Problem to solve
In the material below, list every line carrying the string "this".

[START Supplied information]

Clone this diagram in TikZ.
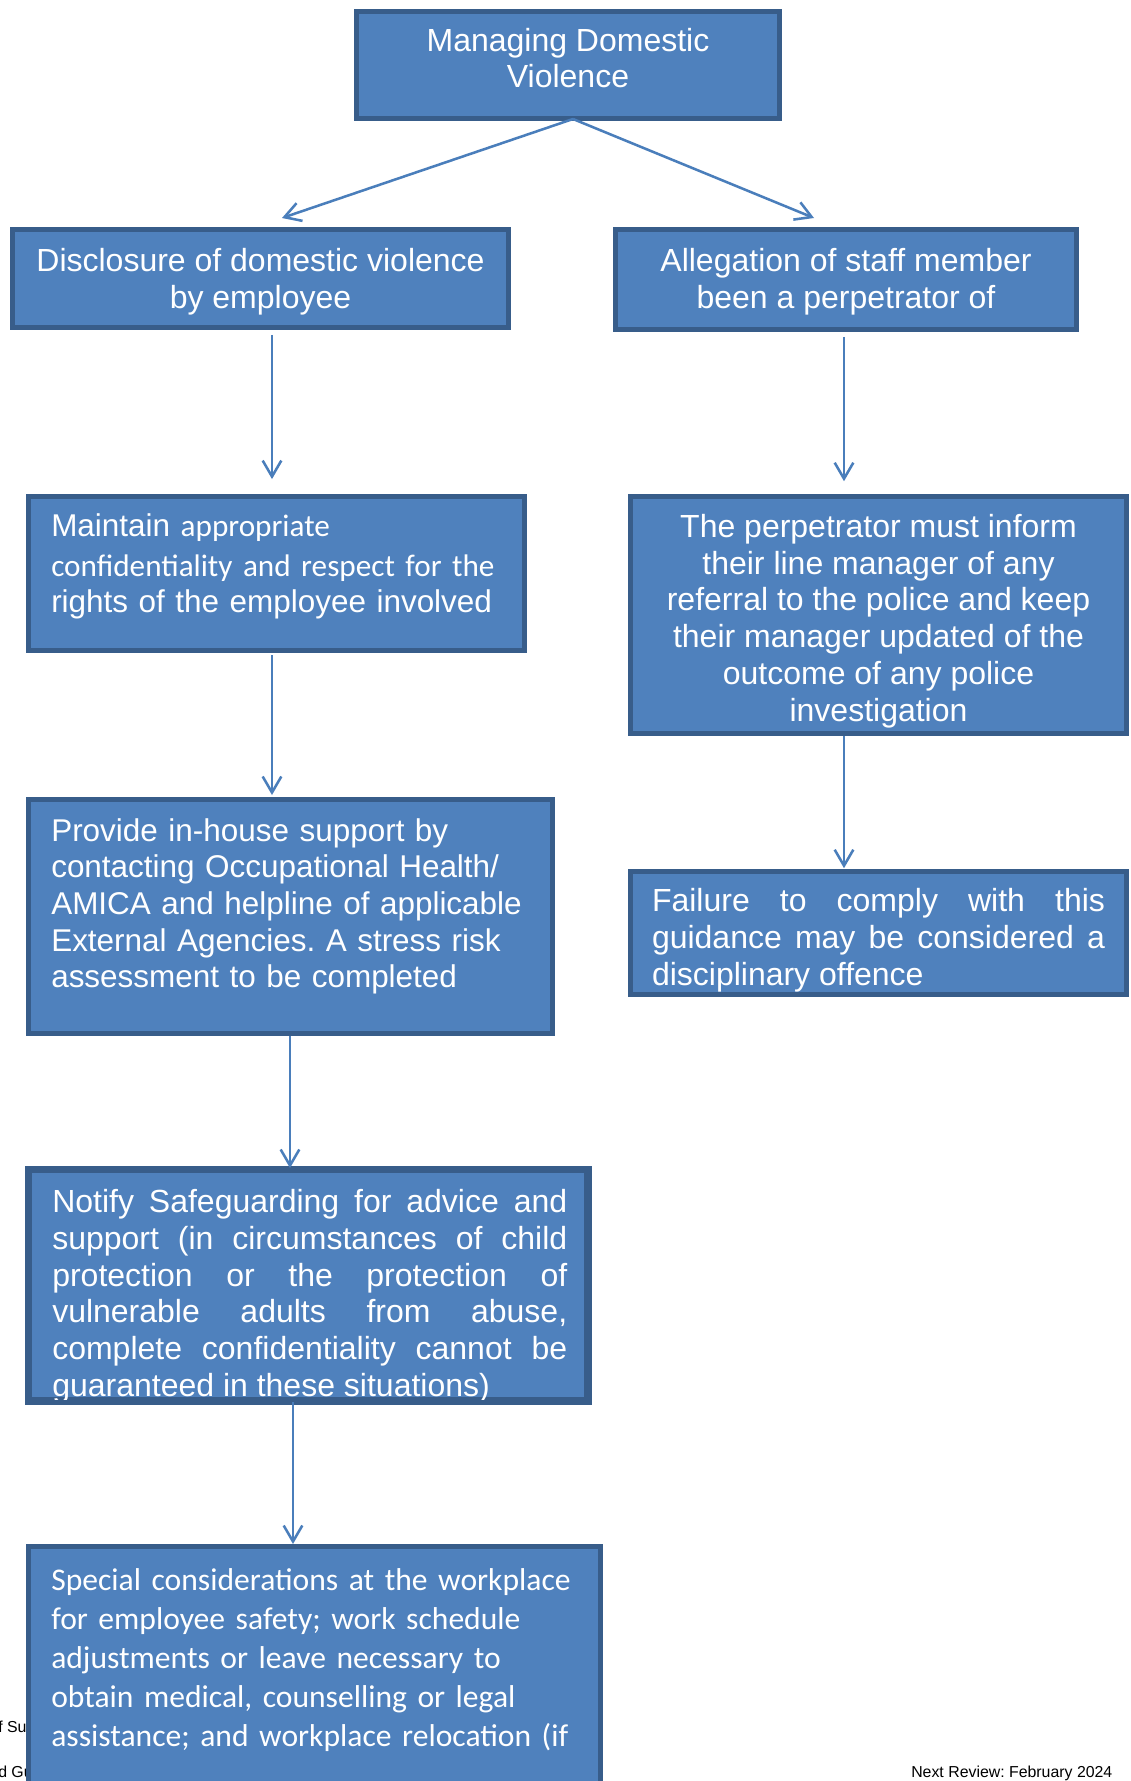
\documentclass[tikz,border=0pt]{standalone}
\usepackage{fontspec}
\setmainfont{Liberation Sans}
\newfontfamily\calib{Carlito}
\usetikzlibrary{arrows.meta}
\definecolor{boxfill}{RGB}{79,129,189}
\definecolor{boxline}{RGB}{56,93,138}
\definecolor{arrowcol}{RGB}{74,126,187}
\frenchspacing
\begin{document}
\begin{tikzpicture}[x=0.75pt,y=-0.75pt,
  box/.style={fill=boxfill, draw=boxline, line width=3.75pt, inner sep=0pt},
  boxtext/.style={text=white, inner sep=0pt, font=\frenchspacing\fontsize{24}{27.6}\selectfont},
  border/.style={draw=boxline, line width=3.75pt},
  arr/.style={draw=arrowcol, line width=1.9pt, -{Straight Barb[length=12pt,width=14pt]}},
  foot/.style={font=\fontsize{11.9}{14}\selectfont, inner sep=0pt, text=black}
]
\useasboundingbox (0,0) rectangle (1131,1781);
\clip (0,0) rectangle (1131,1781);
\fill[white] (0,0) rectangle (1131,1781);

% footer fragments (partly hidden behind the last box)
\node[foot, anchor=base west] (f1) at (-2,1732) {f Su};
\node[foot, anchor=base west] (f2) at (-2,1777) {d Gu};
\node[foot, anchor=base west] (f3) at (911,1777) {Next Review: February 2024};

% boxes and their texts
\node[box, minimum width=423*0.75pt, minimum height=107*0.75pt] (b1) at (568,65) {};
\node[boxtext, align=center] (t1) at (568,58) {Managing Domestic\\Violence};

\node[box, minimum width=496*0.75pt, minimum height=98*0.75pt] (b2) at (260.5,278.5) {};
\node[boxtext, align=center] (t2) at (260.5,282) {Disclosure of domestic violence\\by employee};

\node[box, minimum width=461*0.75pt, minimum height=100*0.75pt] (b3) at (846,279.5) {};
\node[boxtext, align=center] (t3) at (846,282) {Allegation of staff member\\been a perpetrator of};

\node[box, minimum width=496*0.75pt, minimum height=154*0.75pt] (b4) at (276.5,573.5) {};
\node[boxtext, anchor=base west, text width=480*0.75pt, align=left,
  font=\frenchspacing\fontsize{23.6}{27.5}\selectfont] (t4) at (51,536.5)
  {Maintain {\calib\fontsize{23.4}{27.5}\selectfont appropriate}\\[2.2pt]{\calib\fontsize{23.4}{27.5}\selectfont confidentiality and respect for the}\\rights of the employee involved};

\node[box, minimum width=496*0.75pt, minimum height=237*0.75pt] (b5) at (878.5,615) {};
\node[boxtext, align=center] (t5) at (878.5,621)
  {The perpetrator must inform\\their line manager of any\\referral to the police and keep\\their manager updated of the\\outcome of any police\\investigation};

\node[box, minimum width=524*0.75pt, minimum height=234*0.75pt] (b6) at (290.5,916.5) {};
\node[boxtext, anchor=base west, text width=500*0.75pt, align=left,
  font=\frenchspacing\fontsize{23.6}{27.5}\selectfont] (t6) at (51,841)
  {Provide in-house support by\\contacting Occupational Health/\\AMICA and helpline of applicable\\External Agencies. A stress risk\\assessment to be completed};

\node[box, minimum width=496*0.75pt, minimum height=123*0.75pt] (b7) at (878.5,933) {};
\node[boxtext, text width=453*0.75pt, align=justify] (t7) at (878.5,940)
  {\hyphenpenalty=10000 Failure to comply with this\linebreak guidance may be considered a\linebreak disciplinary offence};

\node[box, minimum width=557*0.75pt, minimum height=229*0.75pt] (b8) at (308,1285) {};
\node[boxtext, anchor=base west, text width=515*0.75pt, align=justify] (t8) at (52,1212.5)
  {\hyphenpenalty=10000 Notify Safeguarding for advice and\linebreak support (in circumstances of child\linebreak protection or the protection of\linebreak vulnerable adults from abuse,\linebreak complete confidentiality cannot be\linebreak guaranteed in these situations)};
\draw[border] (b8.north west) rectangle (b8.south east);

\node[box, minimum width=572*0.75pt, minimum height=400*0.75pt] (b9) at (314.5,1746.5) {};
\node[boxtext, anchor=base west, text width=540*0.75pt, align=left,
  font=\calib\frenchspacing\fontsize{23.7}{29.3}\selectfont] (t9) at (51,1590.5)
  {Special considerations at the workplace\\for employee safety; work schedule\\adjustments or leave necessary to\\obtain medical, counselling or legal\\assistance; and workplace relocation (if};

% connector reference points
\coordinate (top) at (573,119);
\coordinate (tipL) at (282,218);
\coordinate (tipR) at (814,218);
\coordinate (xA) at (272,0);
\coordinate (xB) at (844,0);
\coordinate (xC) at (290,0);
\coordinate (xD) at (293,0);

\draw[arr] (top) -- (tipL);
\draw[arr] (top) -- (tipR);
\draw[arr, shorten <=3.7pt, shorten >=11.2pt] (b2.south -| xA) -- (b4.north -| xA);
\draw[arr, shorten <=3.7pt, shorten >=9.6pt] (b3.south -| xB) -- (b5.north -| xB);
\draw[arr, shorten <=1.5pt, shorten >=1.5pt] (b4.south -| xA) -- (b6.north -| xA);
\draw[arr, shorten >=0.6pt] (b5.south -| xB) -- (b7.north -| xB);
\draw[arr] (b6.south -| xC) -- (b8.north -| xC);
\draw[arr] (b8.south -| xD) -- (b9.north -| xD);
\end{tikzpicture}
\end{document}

[END Supplied information]

Task result
Clone this diagram in TikZ.
  {\hyphenpenalty=10000 Failure to comply with this\linebreak guidance may be considered a\linebreak disciplinary offence};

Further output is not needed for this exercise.